1. Scope of practice- many family doctors are not using the full scope of the discipline in their particular setting or practice. For example, in U.K. family doctors are trained to see adults and children, also to do routine gynaecological and women’s and men’s health work – but in some countries family doctors only see adults, or do not do contraception or cervical cytology checks.

2. Relation to a population – some systems do not incentivise registration or continuity with a family doctor. Patients can switch providers frequently, or bypass primary care and go straight to hospital specialists. In some countries, family doctors may keep a registered ‘list’, but this may not be geographically based. A clinic which does not have continuity with its patients over time cannot easily implement preventive intervention programmes, nor identify unmet health needs and follow up on chronic disease management. And a clinic list which is not geographically based makes working with other agencies (e.g. community leaders, day care services) difficult.

Does this matter?

I think it does, at least at the level of the ‘system’. While individual circumstances and opportunities may vary, a health care system that does not implement the full scope of family medicine is likely to be less cost-effective. A doctor who cannot make a first assessment of most types of problems will not be able to supervise family medicine residents who need to learn to see a full breadth of patients. Individual doctors may choose a specific role in the course of a career which looks ‘less’ like family medicine. But we do need to be able to show the full range of our discipline in each country to allow it to be fully understood and utilised.

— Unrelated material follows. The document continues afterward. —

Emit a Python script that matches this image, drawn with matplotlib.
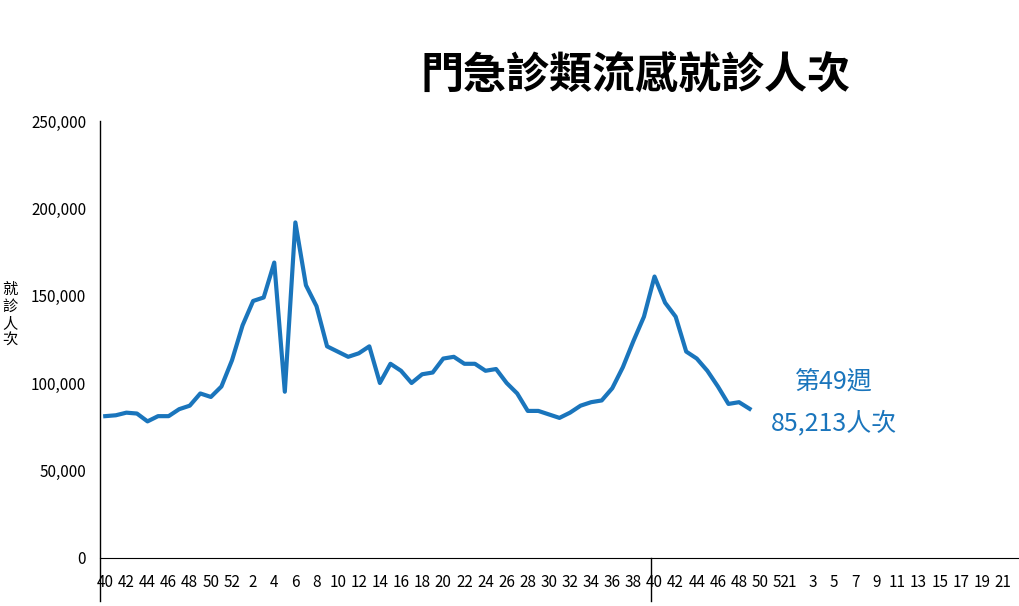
import numpy as np
import matplotlib.pyplot as plt

plt.rcParams['font.family'] = ['Noto Sans CJK TC', 'DejaVu Sans']

# week labels along the axis (two seasons, week 40 onwards)
WEEKS = list(range(40, 53)) + list(range(1, 40)) + list(range(40, 53)) + list(range(1, 23))

# weekly visits, in thousands, from week 40 of season 1 to week 49 of season 2
VISITS_K = [81, 81.5, 83, 82.5, 78, 81, 81, 85, 87, 94, 92, 98, 113,
            133, 147, 149, 169, 95, 192, 156, 144, 121, 118, 115, 117, 121,
            100, 111, 107, 100, 105, 106, 114, 115, 111, 111, 107, 108, 100,
            94, 84, 84, 82, 80, 83, 87, 89, 90, 97, 109, 124, 138,
            161, 146, 138, 118, 114, 107, 98, 88, 89, 85.213]

BLUE = "#1a75bc"

fig, ax = plt.subplots(figsize=(10.2, 6.06), dpi=100)
fig.subplots_adjust(left=0.098, right=1.0, top=0.80, bottom=0.08)

x = np.arange(len(VISITS_K))
ax.plot(x, np.array(VISITS_K) * 1000, color=BLUE, lw=3)

ax.set_ylim(0, 250000)
ax.set_yticks(np.arange(0, 250001, 50000))
ax.set_yticklabels([f"{v:,}" for v in range(0, 250001, 50000)], fontsize=11)
ax.set_xlim(-0.5, 86.6)
ticks = list(range(0, 65, 2)) + list(range(65, 87, 2))
ax.set_xticks(ticks)
ax.set_xticklabels([str(WEEKS[i]) for i in ticks], fontsize=11)
ax.tick_params(length=0, pad=10)
ax.tick_params(axis="x", pad=12)

for s in ["top", "right", "left"]:
    ax.spines[s].set_visible(False)
ax.axvline(-0.5, ymin=-0.1, ymax=1.0, color="black", lw=1, clip_on=False)
ax.axvline(51.7, ymin=-0.1, ymax=0.0, color="black", lw=1, clip_on=False)

fig.text(0.010, 0.48, "就\n診\n人\n次", fontsize=11,
         ha="center", va="center", linespacing=1.0)
ax.text(69, 97000, "第49週", color=BLUE, fontsize=18, ha="center")
ax.text(69, 73000, "85,213人次", color=BLUE, fontsize=18, ha="center")

fig.text(0.623, 0.855, "門急診類流感就診人次", fontsize=31, fontweight="bold", ha="center")

fig.savefig("out.png")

For countries ‘in transition’, where this is not yet possible, it is important both to be able to show some pilot schemes where there is ‘real’ Family Medicine (as in the definition at the beginning of this article), and to be able to discuss honestly and analytically how things would look different if the full ideal of family medicine was implemented across the system. At least in this way we can compare our current reality to a stronger future. It is also important to be clear about this when governments or funders propose a change in the system. Will it increase our ability to combine health promotion, prevention, screening, acute and chronic care for a group of patients over time? Or will the change proposed increase fragmentation and reduce the scope of our practice?

We need constantly to defend family medicine principles and to ensure that we work to enhance these over time.